The comment from The Times (14 March, 1945)
following her death provides a summary of her life and achievements, thus:
A Versatile Artist. Miss Fortescue-Brickdale RWS,
painter, modeller, and
designed of stained glass, and black and white artist died on March 10th
as
briefly announced in our columns yesterday. She was the last survivor
of the late Pre-Raphaelite
painters, who though - or possibly because -
they did not come into personal contact with the original
Brotherhood,
carried some of their principles to extremes. Her nearest affinity was with
the late Byam Shaw, in the period of his Loves Baubles, and she was at the
height of her reputation about the
same time as he.
It was the allegorical side of Pre-Raphaelitism that
Miss Fortescue-Brickdale
inherited, and her work was distinguished by brilliance of colour and great
fidelity to detail. One of her most successful pictures The Deceitfulness of
Riches, is crowded
with detail of patterned garment and fruiting trees. As
the title suggests there is often a moral of
symbolic meaning behind her
pictures. Eleanor Fortescue-Brickdale, youngest daughter of the late
Mr M
I Fortescue-Brickdale, barrister of Lincoln's Inn was born in 1871. She
studied at Crystal Palace
School of Art, and at the Royal Academy Schools,
where in 1896 she won a £40 prize for her design for
the decoration of a
public building. Her first appearance in a Royal Academy Summer Exhibition
was
made the following year. She continued to exhibit there fairly frequently,
her contributions
including several portraits.
Her pictures were also seen at the Royal Watercolour
Society, but the highly wrought nature of her work kept her from being a prolific exhibition artist.

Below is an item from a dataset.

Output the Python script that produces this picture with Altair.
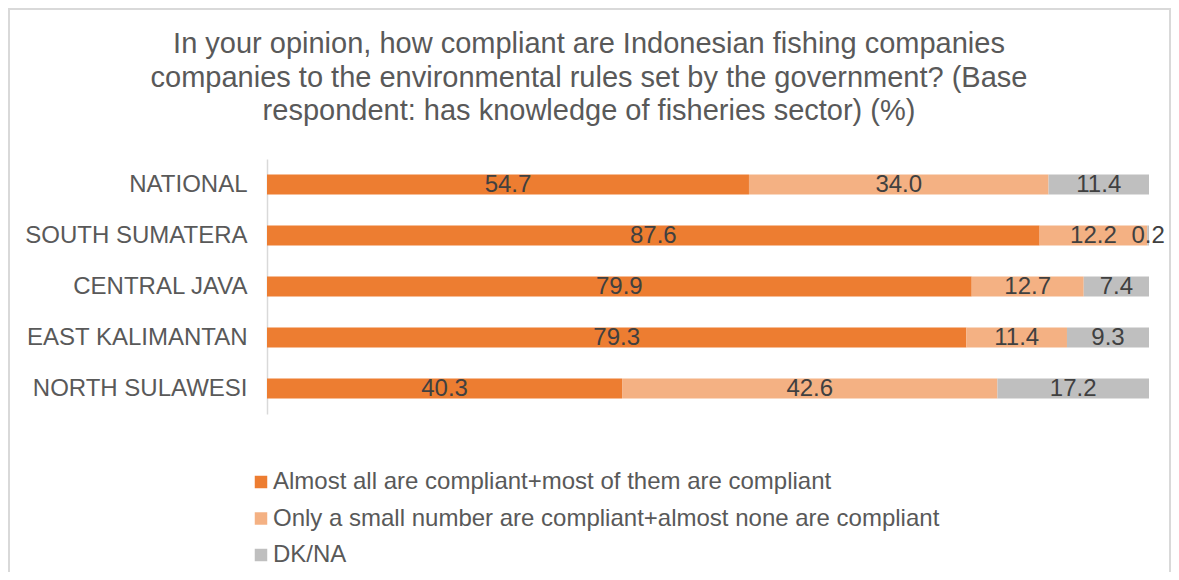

Decorative illustration was her natural bent, and typical works of hers were
The Forerunner in
which Leonardo da Vinci was depicted showing his model
of a lying machine to the Duke of Milan, and
The First visit of Simonetta. For
the first British Empire Exhibition in 1824 she painted the reredos in
the
Chapel of Remembrance. She is represented in the permanent collection of
Liverpool, Leeds, and
Birmingham.
As might be expected from the character of her pictures
with their brilliant
colours and sharp drawing, Miss Fortescue-Brickdale was successful as a
designer
of stained glass, and there is a window by her in Bristol Cathedral.
In his English Pre-Raphaelite
Painters, their associates, and successors in 1910
Percy Bates says that she should do much in the future to exemplify
the still
living force of Pre-Raphaelitism. Whether or not that prediction was fulfilled,
she deserves to
be remembered for her consistent fidelity to the tradition.